____ DATASET ROWS

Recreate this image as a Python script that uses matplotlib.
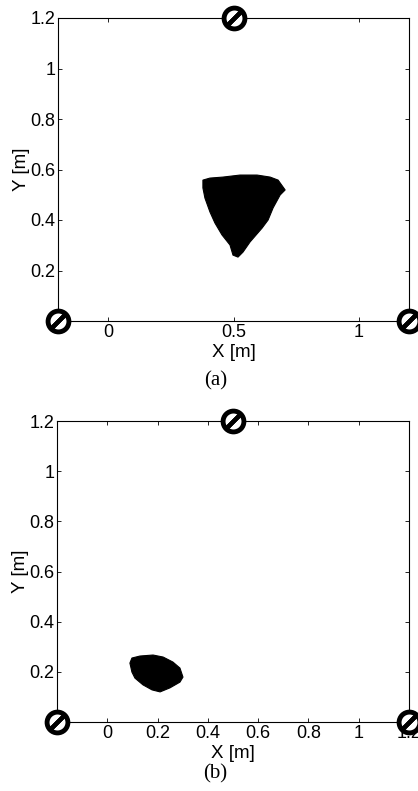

________
____ DATASET ROWS

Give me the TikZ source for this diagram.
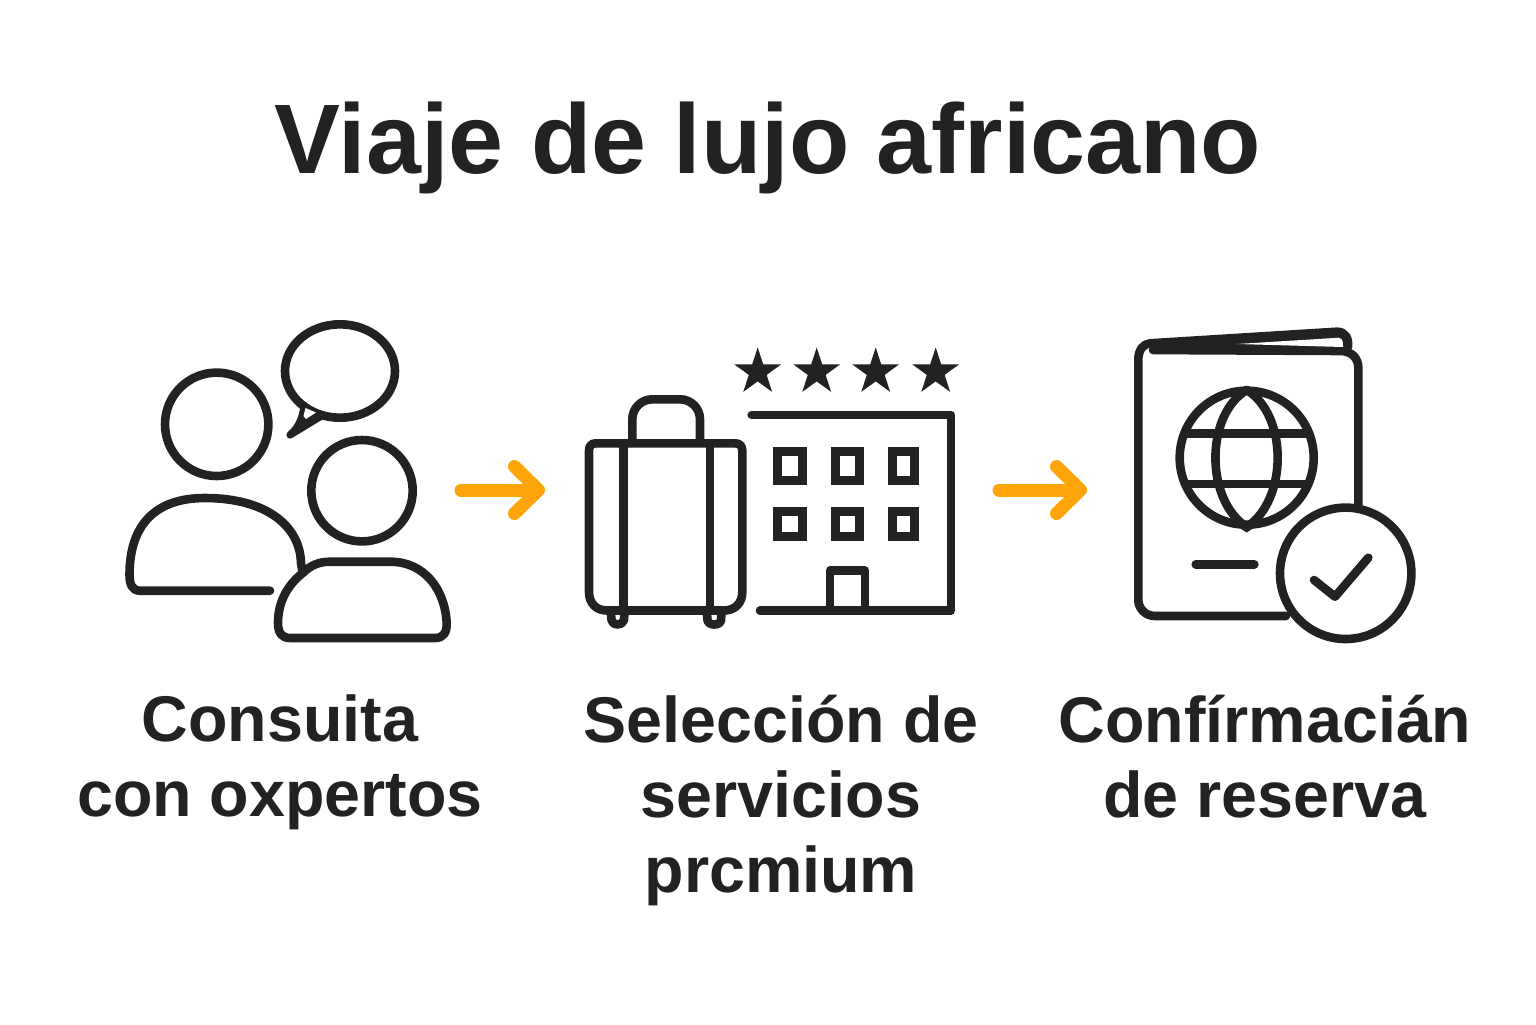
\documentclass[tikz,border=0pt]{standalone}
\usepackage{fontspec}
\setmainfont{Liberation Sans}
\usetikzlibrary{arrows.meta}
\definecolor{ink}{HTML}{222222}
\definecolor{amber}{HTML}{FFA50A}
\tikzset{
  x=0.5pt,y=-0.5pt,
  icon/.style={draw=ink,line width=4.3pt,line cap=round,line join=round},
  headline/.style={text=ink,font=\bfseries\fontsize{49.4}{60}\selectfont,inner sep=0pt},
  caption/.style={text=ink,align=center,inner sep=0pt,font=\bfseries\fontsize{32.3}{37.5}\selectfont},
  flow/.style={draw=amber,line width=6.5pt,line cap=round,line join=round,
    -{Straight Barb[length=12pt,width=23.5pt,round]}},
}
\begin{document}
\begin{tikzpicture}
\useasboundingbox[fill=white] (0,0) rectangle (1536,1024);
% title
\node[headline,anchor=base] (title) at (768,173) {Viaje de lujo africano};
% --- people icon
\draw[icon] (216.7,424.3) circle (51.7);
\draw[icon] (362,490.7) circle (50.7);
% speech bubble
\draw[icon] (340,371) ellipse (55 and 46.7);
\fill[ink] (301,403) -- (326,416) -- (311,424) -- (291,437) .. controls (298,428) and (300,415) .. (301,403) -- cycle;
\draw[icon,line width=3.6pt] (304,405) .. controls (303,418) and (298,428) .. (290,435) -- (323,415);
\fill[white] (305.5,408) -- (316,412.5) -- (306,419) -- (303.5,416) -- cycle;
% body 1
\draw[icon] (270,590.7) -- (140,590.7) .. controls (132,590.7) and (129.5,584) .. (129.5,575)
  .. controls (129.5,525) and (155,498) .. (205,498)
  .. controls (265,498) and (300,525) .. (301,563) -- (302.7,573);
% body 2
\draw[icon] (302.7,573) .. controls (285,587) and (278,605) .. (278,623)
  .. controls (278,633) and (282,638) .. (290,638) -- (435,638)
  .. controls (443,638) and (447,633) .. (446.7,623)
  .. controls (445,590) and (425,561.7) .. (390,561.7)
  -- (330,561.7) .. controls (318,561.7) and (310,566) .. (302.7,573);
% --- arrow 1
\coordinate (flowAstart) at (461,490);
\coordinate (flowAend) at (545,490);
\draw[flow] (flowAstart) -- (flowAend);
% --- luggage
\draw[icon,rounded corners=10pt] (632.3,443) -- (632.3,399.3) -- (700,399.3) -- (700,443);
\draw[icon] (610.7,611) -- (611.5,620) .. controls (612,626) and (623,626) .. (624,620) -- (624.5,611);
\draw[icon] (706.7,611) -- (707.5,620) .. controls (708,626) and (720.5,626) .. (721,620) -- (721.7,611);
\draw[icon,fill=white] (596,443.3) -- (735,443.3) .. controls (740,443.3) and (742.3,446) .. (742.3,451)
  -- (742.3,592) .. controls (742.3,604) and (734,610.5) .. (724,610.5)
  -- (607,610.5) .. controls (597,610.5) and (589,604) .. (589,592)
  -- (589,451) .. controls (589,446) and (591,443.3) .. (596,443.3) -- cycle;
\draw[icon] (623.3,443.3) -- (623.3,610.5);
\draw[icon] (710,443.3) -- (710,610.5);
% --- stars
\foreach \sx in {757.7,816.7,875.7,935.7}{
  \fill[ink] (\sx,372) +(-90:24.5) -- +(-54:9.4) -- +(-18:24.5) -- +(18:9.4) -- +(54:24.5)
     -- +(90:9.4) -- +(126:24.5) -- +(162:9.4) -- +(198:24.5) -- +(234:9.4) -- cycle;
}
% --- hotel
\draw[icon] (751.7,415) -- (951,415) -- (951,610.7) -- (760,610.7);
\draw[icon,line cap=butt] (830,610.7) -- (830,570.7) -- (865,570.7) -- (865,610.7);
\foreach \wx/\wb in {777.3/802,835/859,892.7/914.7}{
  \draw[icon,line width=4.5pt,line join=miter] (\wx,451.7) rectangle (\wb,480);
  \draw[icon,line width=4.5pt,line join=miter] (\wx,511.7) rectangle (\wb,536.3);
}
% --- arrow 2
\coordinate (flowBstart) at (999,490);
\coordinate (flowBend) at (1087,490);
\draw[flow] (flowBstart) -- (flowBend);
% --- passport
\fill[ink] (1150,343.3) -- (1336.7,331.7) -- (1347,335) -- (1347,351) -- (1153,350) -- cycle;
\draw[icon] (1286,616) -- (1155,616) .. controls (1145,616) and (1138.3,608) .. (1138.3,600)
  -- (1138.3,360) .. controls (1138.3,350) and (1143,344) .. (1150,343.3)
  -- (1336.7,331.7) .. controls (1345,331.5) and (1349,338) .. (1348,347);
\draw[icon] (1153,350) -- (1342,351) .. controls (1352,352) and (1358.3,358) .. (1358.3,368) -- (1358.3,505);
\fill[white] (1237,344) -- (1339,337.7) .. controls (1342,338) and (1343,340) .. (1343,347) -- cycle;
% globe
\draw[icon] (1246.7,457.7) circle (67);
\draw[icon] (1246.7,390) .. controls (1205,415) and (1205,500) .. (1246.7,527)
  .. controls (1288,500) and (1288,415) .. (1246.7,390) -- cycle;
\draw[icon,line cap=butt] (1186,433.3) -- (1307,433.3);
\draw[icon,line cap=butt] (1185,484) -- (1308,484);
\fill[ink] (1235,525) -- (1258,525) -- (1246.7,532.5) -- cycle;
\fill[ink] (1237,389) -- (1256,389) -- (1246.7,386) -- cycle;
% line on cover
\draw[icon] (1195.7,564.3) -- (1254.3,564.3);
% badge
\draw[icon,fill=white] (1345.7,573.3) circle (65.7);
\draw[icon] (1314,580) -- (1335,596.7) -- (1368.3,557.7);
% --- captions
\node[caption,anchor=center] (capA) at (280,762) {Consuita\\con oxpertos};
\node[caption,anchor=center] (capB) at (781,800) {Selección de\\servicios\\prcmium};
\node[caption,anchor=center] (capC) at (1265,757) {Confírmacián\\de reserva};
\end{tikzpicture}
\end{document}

________

EXERCISE:
From the data above, copy each line that has the string "this".

CORRECT OUTPUT:
Recreate this image as a Python script that uses matplotlib.
Give me the TikZ source for this diagram.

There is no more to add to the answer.